REQUEST: Please, without the pictures, retype exactly the lines from the start of the material through the line that holds "var yTicks = [0, 20, 40, 60, 80, 100, 120];".
### STORED DATA ###
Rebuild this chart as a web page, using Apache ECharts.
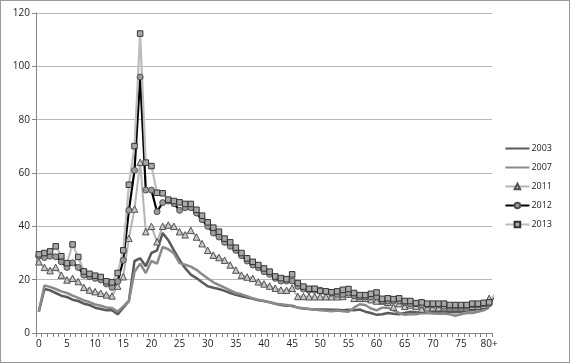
<!DOCTYPE html>
<html><head><meta charset="utf-8">
<script src="https://cdn.jsdelivr.net/npm/echarts@6/dist/echarts.min.js"></script>
<style>
html,body{margin:0;padding:0;background:#fff;}
#c{width:568px;height:361px;border:1px solid #9a9a9a;}
</style></head><body>
<div id="c"></div>
<script>
var categories = [];
for (var i = 0; i < 80; i++) categories.push(String(i));
categories.push('80+');

var yTicks = [0, 20, 40, 60, 80, 100, 120];

var s2003 = [8,16.5,16,15,14,13.5,12.5,12,11,10.5,9.5,9,8.5,8.5,7,9.5,12,27,28,25,30,31,37.5,34.8,31,27.4,24.3,21.9,20.6,19,17.5,17,16.5,15.8,15,14.3,13.8,13.3,12.8,12.3,12,11.5,11,10.5,10.2,10.2,9.5,9.2,9,8.8,8.8,8.8,8.7,8.7,8.5,8.7,8.5,8.8,8,7.5,6.8,7,7.5,7.2,7,7.5,8,7.8,7.5,7.5,7.8,7.8,8,8,7.8,8,8.5,8.5,9,9.2,9.8];
var s2007 = [8,17.8,17.3,16.5,15.6,15,14,13.2,12.2,11.6,10.7,10.2,9.6,9.4,8,10,12,23,26,22.5,27,26,32.3,31.4,29.9,26.2,25.6,24.9,23.7,22,20.5,19,18,17,16,15,14.5,13.8,13,12.5,12,11.5,11,10.8,10.5,10,9.6,9.3,9,8.8,8.5,8.3,8.2,8.4,8.2,8,9.5,10.8,10.5,9.2,8.5,9.5,9.5,8.5,7.5,6.8,7,7,7.5,7.5,7.3,7.2,7.3,7,6.5,7,7.5,7.5,8,8.5,9.5];
var s2011 = [26.7,24.6,23.4,24.6,21.7,19.9,20.5,19.3,17.1,16.1,15.5,14.9,14.3,13.9,17.6,21.1,35.5,46.5,64,38,40,34.2,40,40.5,40,38,36.8,38.5,36,33.5,31,29.2,28.3,27.3,25.5,23.6,21.7,21,20.5,19.2,18.4,17.6,16.8,16.1,16,16.8,13.7,13.7,13.6,13.6,13.6,13.6,13.6,13.6,13.7,14.6,13,13,13,12.5,12,12,11.5,9.7,11,10,10.5,10,9,9.5,9.5,9.5,9.5,9.5,9.5,9.5,9.5,10,10,10.5,13];
var s2012 = [28.8,28.3,28.8,28.6,26.7,24.6,26.3,24.6,21.7,21.1,20.5,19.9,18.4,17.1,19.3,27.3,46,61,96,53.6,53.6,45.5,48.9,49.5,48.5,46,47,47,45,42.5,40,37.5,36,34,32.5,31,29,27,25.5,24.5,23,22,20.5,19.5,19.5,19.5,17.5,16.5,16,16,16,15.5,15,14.5,14.5,15,14,13.5,13.5,13.5,13.5,12,12,12,12,11.5,11,11,10.5,10.5,10.5,10.5,10,10,10,10,10,10.5,10.5,11,11,14];
var s2013 = [29.5,30,30.6,32.5,28.8,26.2,33.2,28.5,23.1,22.2,21.5,21,19.4,19,22.5,31,55.6,70.1,112.3,63.9,62.6,52.6,52.4,50,49.5,49,48.4,48.4,46.2,44,41.5,39.5,38,35.4,34,32,30,28,26.7,25.5,24.2,23,21.2,20.6,20.2,22,18.7,17.4,16.6,16.6,15.8,15.6,15.3,15.6,16.2,16.5,15,14.2,14.2,14.7,15.2,12.8,13,12.7,13,12,12,11.2,11.5,11,11,11,11,10.5,10.5,10.5,10.5,11,11,11.3,11.5,14.4];

var chart = echarts.init(document.getElementById('c'), null, {renderer: 'canvas'});
var fontFam = 'Open Sans, DejaVu Sans, sans-serif';
function markerStyle(fill, border) {
  return {color: fill, borderColor: border, borderWidth: 1};
}
chart.setOption({
  animation: false,
  backgroundColor: '#fff',
  grid: {left: 35, right: 77, top: 12, bottom: 29, containLabel: false},
  legend: {
    orient: 'vertical',
    right: 12,
    top: 138,
    itemWidth: 24,
    itemHeight: 7,
    itemGap: 10,
    textStyle: {fontSize: 9, color: '#222', fontFamily: fontFam, padding: [0,0,0,-3]},
    data: [
      {name: '2003', itemStyle: {opacity: 0}},
      {name: '2007', itemStyle: {opacity: 0}},
      '2011', '2012', '2013'
    ]
  },
  xAxis: {
    type: 'category',
    data: categories,
    boundaryGap: true,
    axisLine: {lineStyle: {color: '#868686', width: 1}},
    axisTick: {show: true, interval: 0, length: 4, lineStyle: {color: '#868686'}},
    axisLabel: {interval: 4, fontSize: 10, color: '#222', fontFamily: fontFam, margin: 6},
    splitLine: {show: false}
  },
  yAxis: {
    type: 'value',
    min: yTicks[0],
    max: yTicks[yTicks.length - 1],
    interval: 20,
    axisLine: {show: true, lineStyle: {color: '#868686'}},
    axisTick: {show: true, length: 4, lineStyle: {color: '#868686'}},
    axisLabel: {fontSize: 10, color: '#222', fontFamily: fontFam, margin: 6},
    splitLine: {lineStyle: {color: '#b8b8b8', width: 1}}
  },
  series: [
    {name: '2003', type: 'line', data: s2003, showSymbol: false, symbol: 'none',
     lineStyle: {color: '#5a5a5a', width: 2.5}, itemStyle: {color: '#5a5a5a'}},
    {name: '2007', type: 'line', data: s2007, showSymbol: false, symbol: 'none',
     lineStyle: {color: '#8a8a8a', width: 2.5}, itemStyle: {color: '#8a8a8a'}},
    {name: '2011', type: 'line', data: s2011, symbol: 'triangle', symbolSize: 6.5, showAllSymbol: true,
     lineStyle: {color: '#b4b4b4', width: 2}, itemStyle: markerStyle('#c8c8c8', '#505050')},
    {name: '2012', type: 'line', data: s2012, symbol: 'circle', symbolSize: 6, showAllSymbol: true,
     lineStyle: {color: '#000', width: 2.2}, itemStyle: markerStyle('#9a9a9a', '#505050')},
    {name: '2013', type: 'line', data: s2013, symbol: 'rect', symbolSize: 5.5, showAllSymbol: true,
     lineStyle: {color: '#bdbdbd', width: 2.2}, itemStyle: markerStyle('#a8a8a8', '#333')}
  ]
});
</script>
</body></html>
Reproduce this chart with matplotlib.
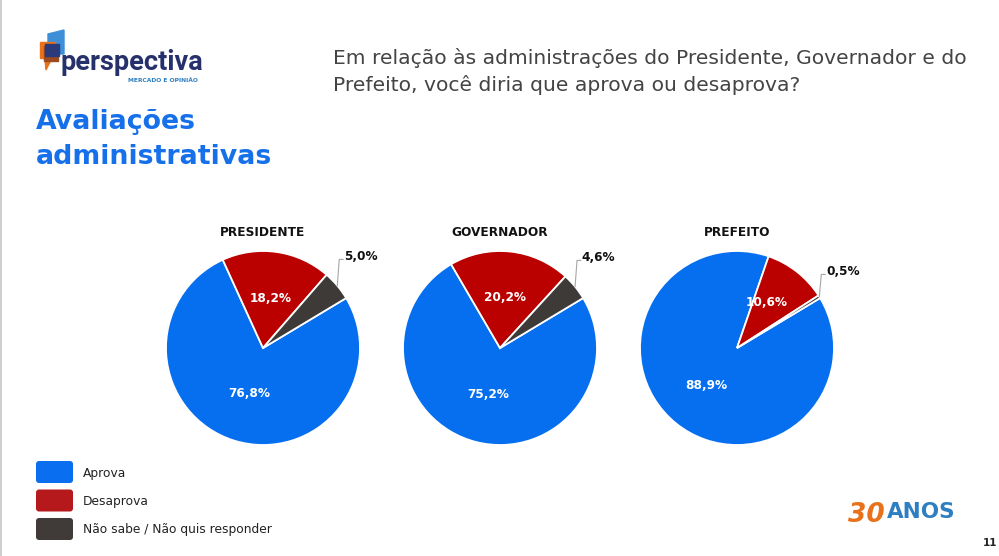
###
THE OUTPUT:
Rebuild this chart as a web page, using Apache ECharts.
<!DOCTYPE html>
<html><head><meta charset="utf-8">
<script src="https://cdn.jsdelivr.net/npm/echarts@6/dist/echarts.min.js"></script>
<style>
html,body{margin:0;padding:0;background:#fff;}
#c{width:568px;height:361px;border:1px solid #9a9a9a;}
</style></head><body>
<div id="c"></div>
<script>
var categories = [];
for (var i = 0; i < 80; i++) categories.push(String(i));
categories.push('80+');

var yTicks = [0, 20, 40, 60, 80, 100, 120];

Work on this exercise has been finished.